Dataset of hand-written digits.

In [None]:
digits = datasets.load_digits()

In [None]:
print(digits.DESCR)

## Extract data from dataset

In [None]:
X_digits = digits.data # / digits.data.max() 
y_digits = digits.target

In [None]:
n_samples = len(X_digits)

In [None]:
digits.data

## Split data into training and test

In [None]:
X_train = X_digits[:int(.9 * n_samples)]
y_train = y_digits[:int(.9 * n_samples)]
X_test = X_digits[int(.9 * n_samples):]
y_test = y_digits[int(.9 * n_samples):]

In [None]:
test_images = digits.images[int(.9 * n_samples):]

## Decision tree
A decision tree is a flowchart-like structure in which each internal node represents a "test" on an attribute (e.g. whether a coin flip comes up heads or tails), each branch represents the outcome of the test, and each leaf node represents a class label (decision taken after computing all attributes). The paths from root to leaf represent classification rules.

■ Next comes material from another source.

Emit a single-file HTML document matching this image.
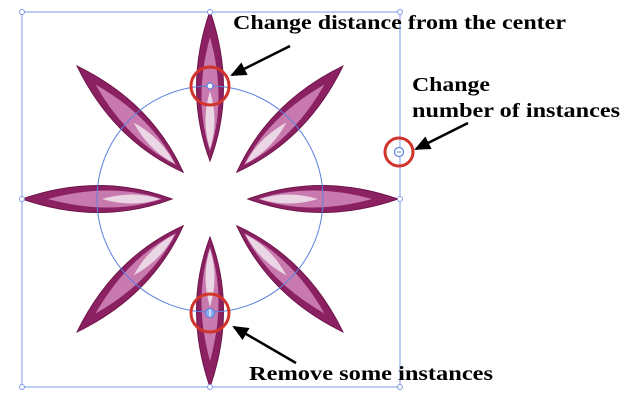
<!DOCTYPE html>
<html><head><meta charset="utf-8"><style>html,body{margin:0;padding:0;background:#fff}svg{display:block}</style></head>
<body>
<svg width="640" height="402" viewBox="0 0 640 402" xmlns="http://www.w3.org/2000/svg">
<defs>
<marker id="ah" markerWidth="16" markerHeight="14" refX="14" refY="7" orient="auto" markerUnits="userSpaceOnUse">
<path d="M0,0 L16,7 L0,14 Z" fill="#000"/>
</marker>
<g id="petal">
<path d="M0,-188 Q27,-110 0,-38 Q-27,-110 0,-188 Z" fill="#8b2162" stroke="#6e1549" stroke-width="1"/>
<path d="M0,-162 Q17,-100 0,-48 Q-17,-100 0,-162 Z" fill="#c87aae"/>
<path d="M0,-108 Q9,-78 0,-50 Q-9,-78 0,-108 Z" fill="#ead6e4"/>
</g>
</defs>
<rect x="22" y="12" width="378" height="375" fill="none" stroke="#7f9be8" stroke-width="1"/>
<g transform="translate(210,199)">
<use href="#petal"/>
<use href="#petal" transform="rotate(45)"/>
<use href="#petal" transform="rotate(90)"/>
<use href="#petal" transform="rotate(135)"/>
<use href="#petal" transform="rotate(180)"/>
<use href="#petal" transform="rotate(225)"/>
<use href="#petal" transform="rotate(270)"/>
<use href="#petal" transform="rotate(315)"/>
</g>
<circle cx="210" cy="199" r="113" fill="none" stroke="#5b7fe0" stroke-width="1"/>
<g fill="#fff" stroke="#7f9be8" stroke-width="1">
<circle cx="22" cy="12" r="2.5"/><circle cx="210" cy="12" r="2.5"/><circle cx="400" cy="12" r="2.5"/>
<circle cx="22" cy="199" r="2.5"/><circle cx="400" cy="199" r="2.5"/>
<circle cx="22" cy="387" r="2.5"/><circle cx="210" cy="387" r="2.5"/><circle cx="400" cy="387" r="2.5"/>
</g>
<circle cx="210" cy="86" r="3" fill="#fff" stroke="#5b7fe0" stroke-width="1.2"/>
<circle cx="210" cy="313" r="4.5" fill="#8fb0f0" stroke="#5b7fe0" stroke-width="1.2"/>
<line x1="210" y1="309" x2="210" y2="317" stroke="#fff" stroke-width="1"/>
<circle cx="399" cy="152" r="4.5" fill="#fff" stroke="#5b7fe0" stroke-width="1.2"/>
<line x1="397" y1="152" x2="401" y2="152" stroke="#5b7fe0" stroke-width="1"/>
<g fill="none" stroke="#d0342c" stroke-width="3">
<circle cx="210" cy="86" r="19"/>
<circle cx="210" cy="313" r="19"/>
<circle cx="399" cy="152" r="14"/>
</g>
<g stroke="#000" stroke-width="2.5" marker-end="url(#ah)">
<line x1="290" y1="46" x2="232" y2="75"/>
<line x1="468" y1="123" x2="416" y2="149"/>
<line x1="296" y1="363" x2="234" y2="327"/>
</g>
<g font-family="Liberation Serif, serif" font-weight="bold" font-size="20" fill="#000">
<text x="233" y="29" textLength="333" lengthAdjust="spacingAndGlyphs">Change distance from the center</text>
<text x="412" y="91" textLength="78" lengthAdjust="spacingAndGlyphs">Change</text>
<text x="412" y="117" textLength="208" lengthAdjust="spacingAndGlyphs">number of instances</text>
<text x="249" y="380" textLength="244" lengthAdjust="spacingAndGlyphs">Remove some instances</text>
</g>
</svg>
</body></html>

[Wikipedia reference](https://en.wikipedia.org/wiki/Decision_tree)
[Scikit eference](https://scikit-learn.org/stable/modules/tree.html)

In [None]:
dtree = tree.DecisionTreeClassifier()
dtree.fit(X_train, y_train)
predictions_dtree = dtree.predict(X_test)

We are using the metric of "accuracy" to evaluate our model. This is a ratio of the number of correctly predicted instances divided by the total number of instances in the dataset. We can multiply the value by 100 to get a percentage (e.g. 95% accurate). 

In [None]:
print('Decision tree accuracy: ' + str(np.round(accuracy_score(y_test, predictions_dtree), 2)))

## k Nearest Neighbor

In k-NN classification, the output is a class membership. An object is classified by a **plurality vote of its neighbors**, with the object being assigned to the class most common among its k nearest neighbors (k is a positive integer, typically small). If k = 1, then the object is simply assigned to the class of that single nearest neighbor.

- [Wikipedia reference](https://en.wikipedia.org/wiki/K-nearest_neighbors_algorithm)
- [scikit reference](https://scikit-learn.org/stable/modules/neighbors.html#nearest-neighbors-classification)

In [None]:
knn = KNeighborsClassifier(n_neighbors=5)
knn.fit(X_train, y_train)
predictions_knn = knn.predict(X_test)

In [None]:
print('kNN accuracy: ' + str(np.round(accuracy_score(y_test, predictions_knn), 2)))

## Visualize results

In [None]:
plt.rcParams['figure.figsize'] = [20, 20]
index = 0
for i in range(50):
    plt.subplot(5, 10, index + 1)
    plt.axis('off')
    plt.imshow(test_images[i], cmap=plt.cm.gray_r, interpolation='nearest')
    plt.title('Training: ' + str(y_test[i]) 
              + '\n DT rediction: ' + str(predictions_dtree[i])
              + '\n kNN rediction: ' + str(predictions_knn[i]))
    index += 1

## EXCERCISE 1
1. Find the max values of `digits.data` by running `digits.data.max()`
2. Modify the value of `X_digits`: Divide `digits.data` by `digits.data.max()`
3. Find kNN and DT predictions using the new 'X_digits'.

## EXCERCISE 2
When creating your kNN model, use `n_neighbors=10` and compare the results.